Do not repeat pictures. Repeat exactly the lines of the listing below from its first line through the line with "const fmt = (v: number)".

┌──

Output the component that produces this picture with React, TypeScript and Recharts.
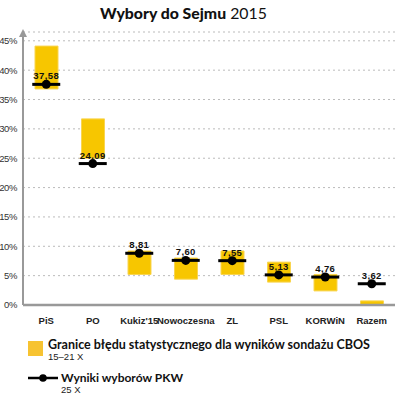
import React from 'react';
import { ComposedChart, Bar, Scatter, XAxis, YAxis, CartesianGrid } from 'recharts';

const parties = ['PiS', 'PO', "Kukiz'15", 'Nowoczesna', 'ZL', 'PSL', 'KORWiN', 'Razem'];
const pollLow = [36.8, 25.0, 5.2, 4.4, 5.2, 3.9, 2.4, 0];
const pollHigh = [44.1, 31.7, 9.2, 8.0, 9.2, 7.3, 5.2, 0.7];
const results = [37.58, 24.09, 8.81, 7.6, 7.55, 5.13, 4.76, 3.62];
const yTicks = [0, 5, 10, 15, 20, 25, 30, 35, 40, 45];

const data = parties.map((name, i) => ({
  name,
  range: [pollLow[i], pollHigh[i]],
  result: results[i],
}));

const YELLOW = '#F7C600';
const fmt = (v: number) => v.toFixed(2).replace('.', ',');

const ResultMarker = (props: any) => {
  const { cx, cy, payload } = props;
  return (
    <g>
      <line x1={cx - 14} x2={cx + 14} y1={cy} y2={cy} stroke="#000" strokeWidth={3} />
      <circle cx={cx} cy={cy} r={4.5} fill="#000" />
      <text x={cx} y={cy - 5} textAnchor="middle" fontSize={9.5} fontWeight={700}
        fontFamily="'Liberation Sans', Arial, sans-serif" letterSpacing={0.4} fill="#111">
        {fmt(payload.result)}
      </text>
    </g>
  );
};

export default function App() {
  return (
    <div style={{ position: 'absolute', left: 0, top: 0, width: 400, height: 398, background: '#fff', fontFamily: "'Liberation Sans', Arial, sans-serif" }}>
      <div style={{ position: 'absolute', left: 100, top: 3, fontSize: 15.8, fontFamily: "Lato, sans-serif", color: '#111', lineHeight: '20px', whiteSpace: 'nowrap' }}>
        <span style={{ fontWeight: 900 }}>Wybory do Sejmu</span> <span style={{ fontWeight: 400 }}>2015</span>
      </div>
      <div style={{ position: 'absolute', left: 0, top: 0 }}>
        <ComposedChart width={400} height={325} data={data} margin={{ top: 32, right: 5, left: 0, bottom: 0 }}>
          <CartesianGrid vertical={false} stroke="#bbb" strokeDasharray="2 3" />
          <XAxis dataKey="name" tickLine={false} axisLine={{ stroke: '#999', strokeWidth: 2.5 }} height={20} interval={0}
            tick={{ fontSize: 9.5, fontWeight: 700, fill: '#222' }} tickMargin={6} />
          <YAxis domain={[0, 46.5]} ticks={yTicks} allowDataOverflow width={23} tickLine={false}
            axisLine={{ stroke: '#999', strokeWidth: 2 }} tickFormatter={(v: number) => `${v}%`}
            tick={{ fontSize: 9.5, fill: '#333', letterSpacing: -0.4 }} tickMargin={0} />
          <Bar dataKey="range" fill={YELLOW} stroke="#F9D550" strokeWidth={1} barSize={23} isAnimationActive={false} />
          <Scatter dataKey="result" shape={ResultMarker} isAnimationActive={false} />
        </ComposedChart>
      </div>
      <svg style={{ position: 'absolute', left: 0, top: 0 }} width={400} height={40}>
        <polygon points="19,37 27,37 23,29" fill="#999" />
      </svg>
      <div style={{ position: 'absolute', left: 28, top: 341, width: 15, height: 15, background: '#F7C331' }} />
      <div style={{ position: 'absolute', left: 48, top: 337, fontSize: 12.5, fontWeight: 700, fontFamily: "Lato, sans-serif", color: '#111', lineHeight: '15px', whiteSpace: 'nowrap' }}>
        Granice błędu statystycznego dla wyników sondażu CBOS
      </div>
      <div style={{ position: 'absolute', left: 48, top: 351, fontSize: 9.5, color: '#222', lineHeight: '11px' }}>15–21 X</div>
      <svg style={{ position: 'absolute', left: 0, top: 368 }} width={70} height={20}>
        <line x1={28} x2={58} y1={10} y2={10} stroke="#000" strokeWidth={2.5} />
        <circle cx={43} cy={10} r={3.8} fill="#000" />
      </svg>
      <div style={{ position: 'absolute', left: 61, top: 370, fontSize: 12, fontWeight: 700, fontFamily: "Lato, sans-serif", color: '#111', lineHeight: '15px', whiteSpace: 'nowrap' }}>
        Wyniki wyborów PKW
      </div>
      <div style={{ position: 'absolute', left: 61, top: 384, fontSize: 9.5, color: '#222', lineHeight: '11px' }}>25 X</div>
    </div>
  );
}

└──

Completed exercise —
Output the component that produces this picture with React, TypeScript and Recharts.
import React from 'react';
import { ComposedChart, Bar, Scatter, XAxis, YAxis, CartesianGrid } from 'recharts';

const parties = ['PiS', 'PO', "Kukiz'15", 'Nowoczesna', 'ZL', 'PSL', 'KORWiN', 'Razem'];
const pollLow = [36.8, 25.0, 5.2, 4.4, 5.2, 3.9, 2.4, 0];
const pollHigh = [44.1, 31.7, 9.2, 8.0, 9.2, 7.3, 5.2, 0.7];
const results = [37.58, 24.09, 8.81, 7.6, 7.55, 5.13, 4.76, 3.62];
const yTicks = [0, 5, 10, 15, 20, 25, 30, 35, 40, 45];

const data = parties.map((name, i) => ({
  name,
  range: [pollLow[i], pollHigh[i]],
  result: results[i],
}));

const YELLOW = '#F7C600';
const fmt = (v: number) => v.toFixed(2).replace('.', ',');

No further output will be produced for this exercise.